Yasugi Specialty Steel (Proterial) achieves P ≤ 0.025 wt% and S ≤ 0.004 wt% — among the lowest commercially available in high-carbon knife steel. This impurity minimisation is what allows Shirogami and Aogami steels to be used at HRC 63–67 in kitchen applications without the catastrophic brittleness that generic high-carbon steels show at the same hardness. The purity is the foundation of the Japanese knife’s hardness-toughness position.
2. Fine Grain Size Through Controlled Austenitising
Toughness in steel scales inversely with grain size — the Hall-Petch relationship shows that finer grains produce more grain boundaries per unit volume, and each grain boundary is a site where crack propagation must overcome a new crystallographic barrier. Japanese blade smiths traditionally controlled austenitising temperature precisely — historically by eye, using colour to judge steel temperature — to keep grain growth minimal during heat treatment. The result is a fine martensitic grain structure that retains more toughness at a given hardness than a coarser-grained equivalent.

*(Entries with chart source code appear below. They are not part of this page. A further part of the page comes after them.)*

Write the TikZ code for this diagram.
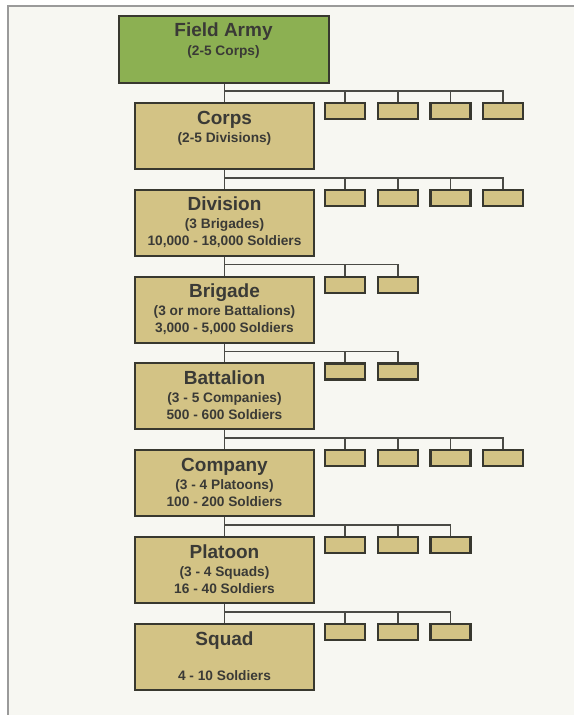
\documentclass[tikz,border=0pt]{standalone}
\usepackage{fontspec}
\setmainfont{Liberation Sans}
\usetikzlibrary{positioning}

\definecolor{armygreen}{HTML}{8CB052}
\definecolor{unittan}{HTML}{D3C385}
\definecolor{edgegray}{HTML}{38382F}
\definecolor{linegray}{HTML}{4A4A45}
\definecolor{paper}{HTML}{F7F7F2}
\definecolor{framegray}{HTML}{9A9A9A}
\definecolor{inkgray}{HTML}{3A3A36}

\tikzset{
	unit/.style={draw=edgegray, line width=2pt, fill=unittan, minimum width=179pt, minimum height=66pt, inner sep=0pt},
	top unit/.style={unit, fill=armygreen, minimum width=210pt, minimum height=67pt},
	sub/.style={draw=edgegray, line width=2.2pt, fill=unittan, minimum width=40pt, minimum height=16pt, inner sep=0pt},
	title/.style={anchor=base, text=inkgray, inner sep=0pt, font=\fontsize{19}{22}\selectfont\bfseries},
	info/.style={anchor=base, text=inkgray, inner sep=0pt, font=\fontsize{13.7}{16}\selectfont\bfseries},
	link/.style={draw=linegray, line width=1.7pt},
	node distance=18.8pt and 10.5pt,
}

\begin{document}
\begin{tikzpicture}
	\useasboundingbox (0pt,0pt) rectangle (574pt,-715pt);
	\fill[paper] (8pt,-6pt) rectangle (574pt,-715pt);
	\draw[framegray, line width=1.5pt] (8pt,-715pt) -- (8pt,-6pt) -- (574pt,-6pt);

	% main chain
	\node[top unit] (army) at (223.5pt,-49.5pt) {};
	\node[unit] (corps) at (224.5pt,-136pt) {};
	\node[unit, below=of corps] (div) {};
	\node[unit, below=of div] (brig) {};
	\node[unit, below=of brig] (batt) {};
	\node[unit, below=of batt] (coy) {};
	\node[unit, below=of coy] (plt) {};
	\node[unit, below=of plt] (sqd) {};

	% texts
	\node[title] (army-t) at ([yshift=-21pt]army.north) {Field Army};
	\node[info] (army-s) at ([yshift=-40pt]army.north) {(2-5 Corps)};
	\node[title] (corps-t) at ([yshift=-22pt]corps.north) {Corps};
	\node[info] (corps-s) at ([yshift=-40pt]corps.north) {(2-5 Divisions)};
	\node[title] (div-t) at ([yshift=-22pt]div.north) {Division};
	\node[info] (div-s) at ([yshift=-40pt]div.north) {(3 Brigades)};
	\node[info] (div-n) at ([yshift=-57pt]div.north) {10,000 - 18,000 Soldiers};
	\node[title] (brig-t) at ([yshift=-22pt]brig.north) {Brigade};
	\node[info] (brig-s) at ([yshift=-40pt]brig.north) {(3 or more Battalions)};
	\node[info] (brig-n) at ([yshift=-57pt]brig.north) {3,000 - 5,000 Soldiers};
	\node[title] (batt-t) at ([yshift=-22pt]batt.north) {Battalion};
	\node[info] (batt-s) at ([yshift=-40pt]batt.north) {(3 - 5 Companies)};
	\node[info] (batt-n) at ([yshift=-57pt]batt.north) {500 - 600 Soldiers};
	\node[title] (coy-t) at ([yshift=-22pt]coy.north) {Company};
	\node[info] (coy-s) at ([yshift=-40pt]coy.north) {(3 - 4 Platoons)};
	\node[info] (coy-n) at ([yshift=-57pt]coy.north) {100 - 200 Soldiers};
	\node[title] (plt-t) at ([yshift=-22pt]plt.north) {Platoon};
	\node[info] (plt-s) at ([yshift=-40pt]plt.north) {(3 - 4 Squads)};
	\node[info] (plt-n) at ([yshift=-57pt]plt.north) {16 - 40 Soldiers};
	\node[title] (sqd-t) at ([yshift=-23pt]sqd.north) {Squad};
	\node[info] (sqd-n) at ([yshift=-58pt]sqd.north) {4 - 10 Soldiers};

	% sub units
	\node[sub, below right=0pt and 9pt of corps.north east] (corps1) {};
	\node[sub, right=of corps1] (corps2) {};
	\node[sub, right=of corps2] (corps3) {};
	\node[sub, right=of corps3] (corps4) {};
	\node[sub, below right=0pt and 9pt of div.north east] (div1) {};
	\node[sub, right=of div1] (div2) {};
	\node[sub, right=of div2] (div3) {};
	\node[sub, right=of div3] (div4) {};
	\node[sub, below right=0pt and 9pt of brig.north east] (brig1) {};
	\node[sub, right=of brig1] (brig2) {};
	\node[sub, below right=0pt and 9pt of batt.north east] (batt1) {};
	\node[sub, right=of batt1] (batt2) {};
	\node[sub, below right=0pt and 9pt of coy.north east] (coy1) {};
	\node[sub, right=of coy1] (coy2) {};
	\node[sub, right=of coy2] (coy3) {};
	\node[sub, right=of coy3] (coy4) {};
	\node[sub, below right=0pt and 9pt of plt.north east] (plt1) {};
	\node[sub, right=of plt1] (plt2) {};
	\node[sub, right=of plt2] (plt3) {};
	\node[sub, below right=0pt and 9pt of sqd.north east] (sqd1) {};
	\node[sub, right=of sqd1] (sqd2) {};
	\node[sub, right=of sqd2] (sqd3) {};

	% bus points
	\coordinate (corps-bus) at ([yshift=11pt]corps.north);
	\coordinate (div-bus) at ([yshift=11pt]div.north);
	\coordinate (brig-bus) at ([yshift=11pt]brig.north);
	\coordinate (batt-bus) at ([yshift=11pt]batt.north);
	\coordinate (coy-bus) at ([yshift=11pt]coy.north);
	\coordinate (plt-bus) at ([yshift=11pt]plt.north);
	\coordinate (sqd-bus) at ([yshift=11pt]sqd.north);

	% spine
	\draw[link] (army.south -| corps.north) -- (corps) -- (div) -- (brig) -- (batt) -- (coy) -- (plt) -- (sqd);

	% branches
	\draw[link] (corps4.north) |- (corps-bus) (corps3.north) |- (corps-bus) (corps2.north) |- (corps-bus) (corps1.north) |- (corps-bus);
	\draw[link] (div4.north) |- (div-bus) (div3.north) |- (div-bus) (div2.north) |- (div-bus) (div1.north) |- (div-bus);
	\draw[link] (brig2.north) |- (brig-bus) (brig1.north) |- (brig-bus);
	\draw[link] (batt2.north) |- (batt-bus) (batt1.north) |- (batt-bus);
	\draw[link] (coy4.north) |- (coy-bus) (coy3.north) |- (coy-bus) (coy2.north) |- (coy-bus) (coy1.north) |- (coy-bus);
	\draw[link] (plt3.north) |- (plt-bus) (plt2.north) |- (plt-bus) (plt1.north) |- (plt-bus);
	\draw[link] (sqd3.north) |- (sqd-bus) (sqd2.north) |- (sqd-bus) (sqd1.north) |- (sqd-bus);
\end{tikzpicture}
\end{document}
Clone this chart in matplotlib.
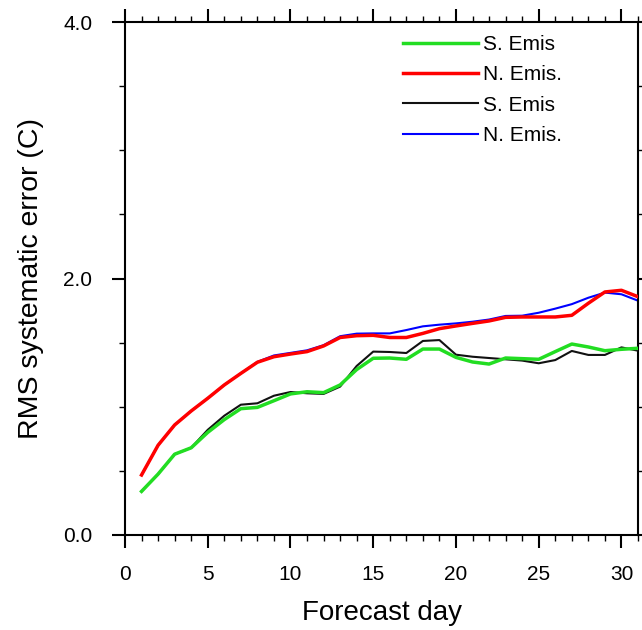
import matplotlib
matplotlib.use("Agg")
import matplotlib.pyplot as plt
from matplotlib.ticker import MultipleLocator, FormatStrFormatter

plt.rcParams['font.family'] = ['Liberation Sans', 'DejaVu Sans']

days = list(range(1, 32))

# S. Emis (thick green)
s_emis_a = [0.34, 0.475, 0.63, 0.68, 0.80, 0.90, 0.985, 0.995, 1.047, 1.10,
            1.117, 1.11, 1.17, 1.29, 1.378, 1.38, 1.37, 1.45, 1.45, 1.385,
            1.349, 1.333, 1.38, 1.375, 1.37, 1.43, 1.489, 1.466, 1.437, 1.448, 1.456]
# N. Emis. (thick red)
n_emis_a = [0.468, 0.70, 0.858, 0.967, 1.066, 1.17, 1.26, 1.347, 1.39, 1.411,
            1.43, 1.474, 1.54, 1.554, 1.557, 1.54, 1.54, 1.572, 1.609, 1.63,
            1.65, 1.669, 1.697, 1.70, 1.70, 1.70, 1.713, 1.807, 1.895, 1.908, 1.858]
# S. Emis (thin black)
s_emis_b = [0.34, 0.475, 0.63, 0.68, 0.82, 0.93, 1.016, 1.027, 1.086, 1.115,
            1.105, 1.10, 1.157, 1.318, 1.43, 1.427, 1.419, 1.513, 1.52, 1.406,
            1.39, 1.38, 1.37, 1.36, 1.339, 1.364, 1.435, 1.404, 1.404, 1.463, 1.437]
# N. Emis. (thin blue)
n_emis_b = [0.468, 0.70, 0.858, 0.967, 1.066, 1.17, 1.26, 1.35, 1.40, 1.42,
            1.44, 1.48, 1.55, 1.57, 1.572, 1.572, 1.598, 1.627, 1.64, 1.65,
            1.663, 1.68, 1.708, 1.71, 1.733, 1.765, 1.80, 1.85, 1.89, 1.877, 1.827]

labels = ['S. Emis', 'N. Emis.', 'S. Emis', 'N. Emis.']

fig = plt.figure(figsize=(6.42, 6.30), dpi=100)
ax = fig.add_axes([125 / 642, 95 / 630, 513 / 642, 513 / 630])

l1, = ax.plot(days, s_emis_a, color='#22dd22', lw=2.5, zorder=4)
l2, = ax.plot(days, n_emis_a, color='#ff0000', lw=2.5, zorder=5)
l3, = ax.plot(days, s_emis_b, color='#111111', lw=1.5, zorder=3)
l4, = ax.plot(days, n_emis_b, color='#0000ff', lw=1.5, zorder=2)

ax.set_xlim(0, 31)
ax.set_ylim(0, 4)
ax.xaxis.set_major_locator(MultipleLocator(5))
ax.xaxis.set_minor_locator(MultipleLocator(1))
ax.yaxis.set_major_locator(MultipleLocator(2))
ax.yaxis.set_minor_locator(MultipleLocator(0.5))
ax.yaxis.set_major_formatter(FormatStrFormatter('%.1f'))

for s in ax.spines.values():
    s.set_linewidth(1.5)

ax.tick_params(which='both', direction='out', top=True, right=True,
               labeltop=False, labelright=False)
ax.tick_params(which='major', length=9.5, width=1.5, labelsize=15)
ax.tick_params(which='minor', length=4.5, width=1.0)
ax.tick_params(axis='x', which='major', pad=12)
ax.tick_params(axis='y', which='major', pad=14)

ax.set_xlabel('Forecast day', fontsize=20, labelpad=11.5)
ax.set_ylabel('RMS systematic error (C)', fontsize=20.5, labelpad=13.5)

leg = ax.legend([l1, l2, l3, l4], labels,
                loc='upper left', bbox_to_anchor=(0.542, 0.975), frameon=False,
                fontsize=15, handlelength=3.6, handletextpad=0.25,
                labelspacing=0.55, borderpad=0, borderaxespad=0)

fig.savefig('out.png', dpi=100)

The grain size achieved in traditionally heat-treated Shirogami #2 by an experienced Sakai smith is typically ASTM grain size number 10–12 (average grain diameter 5–11 μm), compared to 6–8 (22–44 μm) for steel heat-treated with less precise temperature control. This two-fold to four-fold reduction in grain size translates to a measurable improvement in toughness at equivalent hardness — the mechanism that allows Japanese knife steels to function at HRC 63+ without unacceptable chip frequency in normal kitchen use.